++++ PROVIDED RECORDS

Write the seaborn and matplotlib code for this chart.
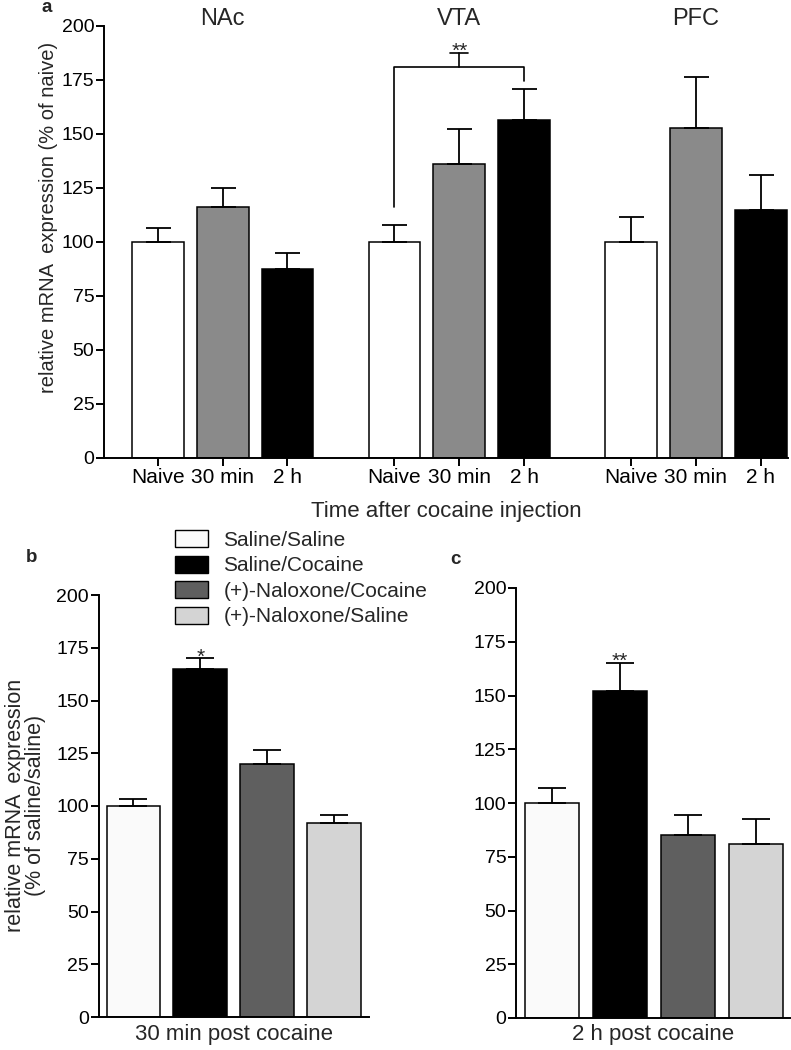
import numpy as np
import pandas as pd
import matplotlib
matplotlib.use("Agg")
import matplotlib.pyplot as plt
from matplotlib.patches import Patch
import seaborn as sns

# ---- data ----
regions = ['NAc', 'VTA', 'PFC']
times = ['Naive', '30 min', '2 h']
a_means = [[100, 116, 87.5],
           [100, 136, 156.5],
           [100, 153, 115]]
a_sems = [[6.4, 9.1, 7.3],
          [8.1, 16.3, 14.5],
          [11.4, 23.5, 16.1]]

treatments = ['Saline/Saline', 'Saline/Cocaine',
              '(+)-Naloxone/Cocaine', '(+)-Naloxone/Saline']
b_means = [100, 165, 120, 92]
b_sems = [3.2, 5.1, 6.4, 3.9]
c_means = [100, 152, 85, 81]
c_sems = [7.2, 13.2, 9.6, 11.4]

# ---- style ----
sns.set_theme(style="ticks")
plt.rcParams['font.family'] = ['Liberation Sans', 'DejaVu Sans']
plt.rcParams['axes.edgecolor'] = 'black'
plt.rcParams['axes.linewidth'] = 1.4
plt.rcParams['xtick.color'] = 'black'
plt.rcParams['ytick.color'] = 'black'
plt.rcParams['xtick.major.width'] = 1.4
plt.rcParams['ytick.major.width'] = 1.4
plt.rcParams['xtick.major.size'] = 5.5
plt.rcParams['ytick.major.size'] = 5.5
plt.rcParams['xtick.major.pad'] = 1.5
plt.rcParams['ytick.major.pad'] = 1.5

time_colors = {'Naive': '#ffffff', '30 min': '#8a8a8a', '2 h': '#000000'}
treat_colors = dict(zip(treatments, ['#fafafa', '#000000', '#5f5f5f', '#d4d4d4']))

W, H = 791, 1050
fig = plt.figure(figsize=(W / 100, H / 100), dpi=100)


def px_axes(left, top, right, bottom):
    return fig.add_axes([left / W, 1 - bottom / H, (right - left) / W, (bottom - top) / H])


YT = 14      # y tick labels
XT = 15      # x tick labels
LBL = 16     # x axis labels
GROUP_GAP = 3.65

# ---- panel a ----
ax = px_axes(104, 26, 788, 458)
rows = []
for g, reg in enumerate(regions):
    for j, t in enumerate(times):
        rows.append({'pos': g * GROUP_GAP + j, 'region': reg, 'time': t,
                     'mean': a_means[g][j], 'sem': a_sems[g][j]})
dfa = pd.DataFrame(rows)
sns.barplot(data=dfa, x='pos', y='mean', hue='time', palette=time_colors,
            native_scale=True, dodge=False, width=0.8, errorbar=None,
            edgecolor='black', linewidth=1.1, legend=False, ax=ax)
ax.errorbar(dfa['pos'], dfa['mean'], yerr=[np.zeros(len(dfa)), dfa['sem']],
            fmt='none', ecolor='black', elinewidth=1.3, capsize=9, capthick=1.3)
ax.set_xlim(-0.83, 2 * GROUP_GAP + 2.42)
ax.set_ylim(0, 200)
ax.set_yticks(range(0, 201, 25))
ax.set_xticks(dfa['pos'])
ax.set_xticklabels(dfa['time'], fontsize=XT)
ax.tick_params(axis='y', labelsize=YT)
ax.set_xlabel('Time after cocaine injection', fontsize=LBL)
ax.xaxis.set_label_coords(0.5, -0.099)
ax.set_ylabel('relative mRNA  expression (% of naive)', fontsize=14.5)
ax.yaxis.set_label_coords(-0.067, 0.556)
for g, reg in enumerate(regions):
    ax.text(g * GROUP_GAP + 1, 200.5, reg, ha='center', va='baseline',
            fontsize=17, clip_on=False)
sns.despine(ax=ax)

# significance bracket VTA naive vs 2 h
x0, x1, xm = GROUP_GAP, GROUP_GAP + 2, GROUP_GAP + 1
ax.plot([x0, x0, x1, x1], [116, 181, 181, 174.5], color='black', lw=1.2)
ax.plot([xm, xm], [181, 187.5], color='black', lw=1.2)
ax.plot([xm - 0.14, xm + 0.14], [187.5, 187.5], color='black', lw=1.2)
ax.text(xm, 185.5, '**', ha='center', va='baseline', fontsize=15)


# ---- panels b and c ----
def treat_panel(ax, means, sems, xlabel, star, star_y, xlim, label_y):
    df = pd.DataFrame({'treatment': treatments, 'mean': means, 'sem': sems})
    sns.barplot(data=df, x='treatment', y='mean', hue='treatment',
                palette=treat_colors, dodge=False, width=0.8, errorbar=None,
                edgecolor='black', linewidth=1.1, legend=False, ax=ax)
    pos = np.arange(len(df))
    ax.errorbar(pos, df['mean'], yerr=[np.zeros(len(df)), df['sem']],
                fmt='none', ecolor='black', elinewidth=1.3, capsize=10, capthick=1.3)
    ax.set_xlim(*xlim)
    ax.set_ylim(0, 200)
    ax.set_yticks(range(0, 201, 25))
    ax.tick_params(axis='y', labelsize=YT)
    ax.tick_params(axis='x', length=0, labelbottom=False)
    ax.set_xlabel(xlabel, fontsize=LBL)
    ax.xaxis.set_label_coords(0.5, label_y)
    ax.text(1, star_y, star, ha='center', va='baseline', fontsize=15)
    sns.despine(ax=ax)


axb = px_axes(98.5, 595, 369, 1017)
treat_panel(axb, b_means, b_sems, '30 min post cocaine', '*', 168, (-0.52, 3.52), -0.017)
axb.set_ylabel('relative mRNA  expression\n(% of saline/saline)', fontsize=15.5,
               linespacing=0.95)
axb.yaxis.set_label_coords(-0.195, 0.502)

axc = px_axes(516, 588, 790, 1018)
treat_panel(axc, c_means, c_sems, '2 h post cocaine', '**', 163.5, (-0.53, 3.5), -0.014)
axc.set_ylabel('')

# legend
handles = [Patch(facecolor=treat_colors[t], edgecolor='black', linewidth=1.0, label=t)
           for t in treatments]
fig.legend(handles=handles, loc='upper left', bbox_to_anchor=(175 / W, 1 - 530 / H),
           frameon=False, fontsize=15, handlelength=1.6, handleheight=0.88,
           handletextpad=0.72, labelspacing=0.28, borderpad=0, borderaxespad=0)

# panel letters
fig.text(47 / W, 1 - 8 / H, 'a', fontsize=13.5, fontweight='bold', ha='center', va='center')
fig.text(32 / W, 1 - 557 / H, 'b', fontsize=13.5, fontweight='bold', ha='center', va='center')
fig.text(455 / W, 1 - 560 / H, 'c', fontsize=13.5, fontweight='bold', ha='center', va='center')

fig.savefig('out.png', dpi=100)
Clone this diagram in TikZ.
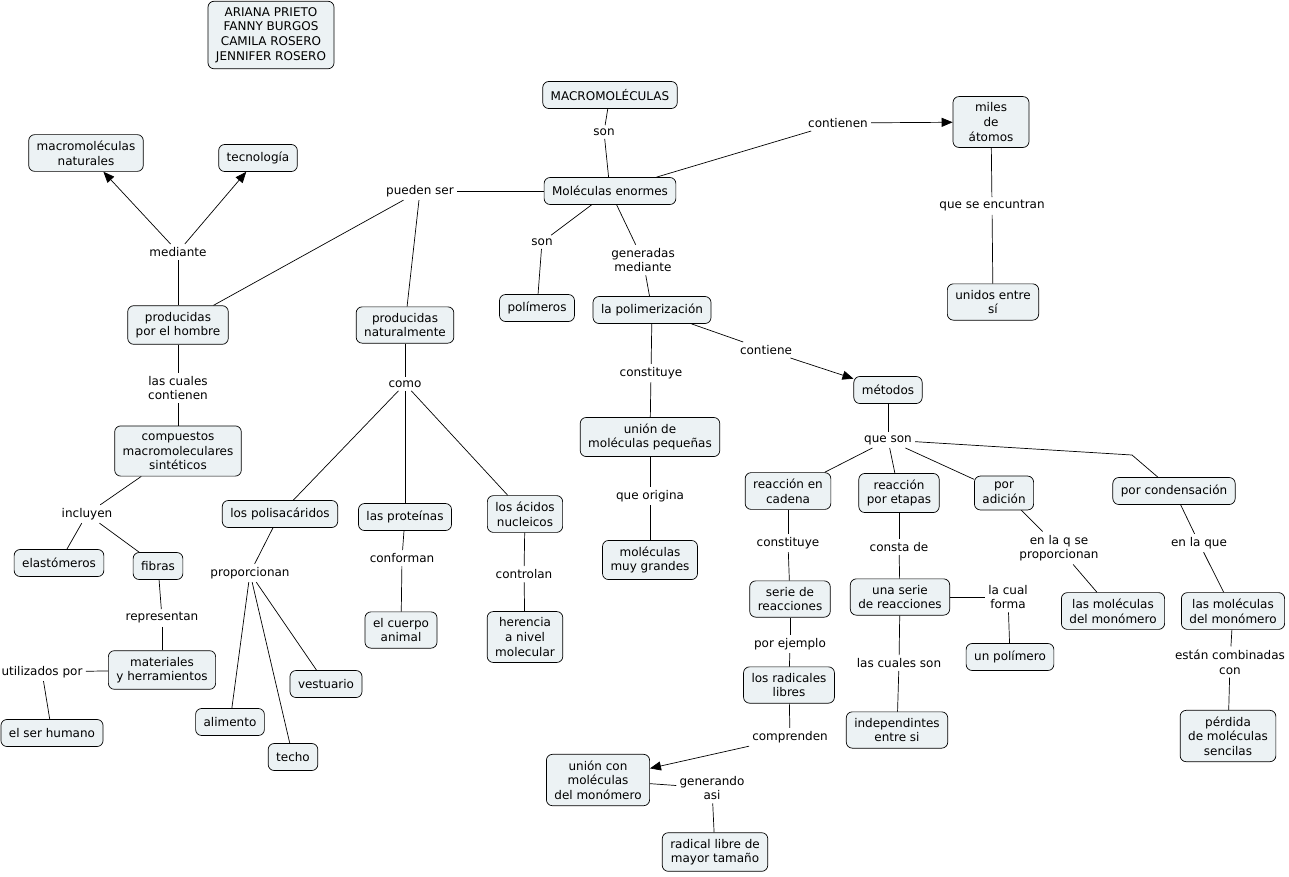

++++++++

EXERCISE AIM:
Return the material exactly as given, apart from the pictures.

OUTPUT FOR THIS EXERCISE:
Write the seaborn and matplotlib code for this chart.
import numpy as np
import pandas as pd
import matplotlib
matplotlib.use("Agg")
import matplotlib.pyplot as plt
from matplotlib.patches import Patch
import seaborn as sns

# ---- data ----
regions = ['NAc', 'VTA', 'PFC']
times = ['Naive', '30 min', '2 h']
a_means = [[100, 116, 87.5],
           [100, 136, 156.5],
           [100, 153, 115]]
a_sems = [[6.4, 9.1, 7.3],
          [8.1, 16.3, 14.5],
          [11.4, 23.5, 16.1]]

treatments = ['Saline/Saline', 'Saline/Cocaine',
              '(+)-Naloxone/Cocaine', '(+)-Naloxone/Saline']
b_means = [100, 165, 120, 92]
b_sems = [3.2, 5.1, 6.4, 3.9]
c_means = [100, 152, 85, 81]
c_sems = [7.2, 13.2, 9.6, 11.4]

# ---- style ----
sns.set_theme(style="ticks")
plt.rcParams['font.family'] = ['Liberation Sans', 'DejaVu Sans']
plt.rcParams['axes.edgecolor'] = 'black'
plt.rcParams['axes.linewidth'] = 1.4
plt.rcParams['xtick.color'] = 'black'
plt.rcParams['ytick.color'] = 'black'
plt.rcParams['xtick.major.width'] = 1.4
plt.rcParams['ytick.major.width'] = 1.4
plt.rcParams['xtick.major.size'] = 5.5
plt.rcParams['ytick.major.size'] = 5.5
plt.rcParams['xtick.major.pad'] = 1.5
plt.rcParams['ytick.major.pad'] = 1.5

time_colors = {'Naive': '#ffffff', '30 min': '#8a8a8a', '2 h': '#000000'}
treat_colors = dict(zip(treatments, ['#fafafa', '#000000', '#5f5f5f', '#d4d4d4']))

W, H = 791, 1050
fig = plt.figure(figsize=(W / 100, H / 100), dpi=100)


def px_axes(left, top, right, bottom):
    return fig.add_axes([left / W, 1 - bottom / H, (right - left) / W, (bottom - top) / H])


YT = 14      # y tick labels
XT = 15      # x tick labels
LBL = 16     # x axis labels
GROUP_GAP = 3.65

# ---- panel a ----
ax = px_axes(104, 26, 788, 458)
rows = []
for g, reg in enumerate(regions):
    for j, t in enumerate(times):
        rows.append({'pos': g * GROUP_GAP + j, 'region': reg, 'time': t,
                     'mean': a_means[g][j], 'sem': a_sems[g][j]})
dfa = pd.DataFrame(rows)
sns.barplot(data=dfa, x='pos', y='mean', hue='time', palette=time_colors,
            native_scale=True, dodge=False, width=0.8, errorbar=None,
            edgecolor='black', linewidth=1.1, legend=False, ax=ax)
ax.errorbar(dfa['pos'], dfa['mean'], yerr=[np.zeros(len(dfa)), dfa['sem']],
            fmt='none', ecolor='black', elinewidth=1.3, capsize=9, capthick=1.3)
ax.set_xlim(-0.83, 2 * GROUP_GAP + 2.42)
ax.set_ylim(0, 200)
ax.set_yticks(range(0, 201, 25))
ax.set_xticks(dfa['pos'])
ax.set_xticklabels(dfa['time'], fontsize=XT)
ax.tick_params(axis='y', labelsize=YT)
ax.set_xlabel('Time after cocaine injection', fontsize=LBL)
ax.xaxis.set_label_coords(0.5, -0.099)
ax.set_ylabel('relative mRNA  expression (% of naive)', fontsize=14.5)
ax.yaxis.set_label_coords(-0.067, 0.556)
for g, reg in enumerate(regions):
    ax.text(g * GROUP_GAP + 1, 200.5, reg, ha='center', va='baseline',
            fontsize=17, clip_on=False)
sns.despine(ax=ax)

# significance bracket VTA naive vs 2 h
x0, x1, xm = GROUP_GAP, GROUP_GAP + 2, GROUP_GAP + 1
ax.plot([x0, x0, x1, x1], [116, 181, 181, 174.5], color='black', lw=1.2)
ax.plot([xm, xm], [181, 187.5], color='black', lw=1.2)
ax.plot([xm - 0.14, xm + 0.14], [187.5, 187.5], color='black', lw=1.2)
ax.text(xm, 185.5, '**', ha='center', va='baseline', fontsize=15)


# ---- panels b and c ----
def treat_panel(ax, means, sems, xlabel, star, star_y, xlim, label_y):
    df = pd.DataFrame({'treatment': treatments, 'mean': means, 'sem': sems})
    sns.barplot(data=df, x='treatment', y='mean', hue='treatment',
                palette=treat_colors, dodge=False, width=0.8, errorbar=None,
                edgecolor='black', linewidth=1.1, legend=False, ax=ax)
    pos = np.arange(len(df))
    ax.errorbar(pos, df['mean'], yerr=[np.zeros(len(df)), df['sem']],
                fmt='none', ecolor='black', elinewidth=1.3, capsize=10, capthick=1.3)
    ax.set_xlim(*xlim)
    ax.set_ylim(0, 200)
    ax.set_yticks(range(0, 201, 25))
    ax.tick_params(axis='y', labelsize=YT)
    ax.tick_params(axis='x', length=0, labelbottom=False)
    ax.set_xlabel(xlabel, fontsize=LBL)
    ax.xaxis.set_label_coords(0.5, label_y)
    ax.text(1, star_y, star, ha='center', va='baseline', fontsize=15)
    sns.despine(ax=ax)


axb = px_axes(98.5, 595, 369, 1017)
treat_panel(axb, b_means, b_sems, '30 min post cocaine', '*', 168, (-0.52, 3.52), -0.017)
axb.set_ylabel('relative mRNA  expression\n(% of saline/saline)', fontsize=15.5,
               linespacing=0.95)
axb.yaxis.set_label_coords(-0.195, 0.502)

axc = px_axes(516, 588, 790, 1018)
treat_panel(axc, c_means, c_sems, '2 h post cocaine', '**', 163.5, (-0.53, 3.5), -0.014)
axc.set_ylabel('')

# legend
handles = [Patch(facecolor=treat_colors[t], edgecolor='black', linewidth=1.0, label=t)
           for t in treatments]
fig.legend(handles=handles, loc='upper left', bbox_to_anchor=(175 / W, 1 - 530 / H),
           frameon=False, fontsize=15, handlelength=1.6, handleheight=0.88,
           handletextpad=0.72, labelspacing=0.28, borderpad=0, borderaxespad=0)

# panel letters
fig.text(47 / W, 1 - 8 / H, 'a', fontsize=13.5, fontweight='bold', ha='center', va='center')
fig.text(32 / W, 1 - 557 / H, 'b', fontsize=13.5, fontweight='bold', ha='center', va='center')
fig.text(455 / W, 1 - 560 / H, 'c', fontsize=13.5, fontweight='bold', ha='center', va='center')

fig.savefig('out.png', dpi=100)
Clone this diagram in TikZ.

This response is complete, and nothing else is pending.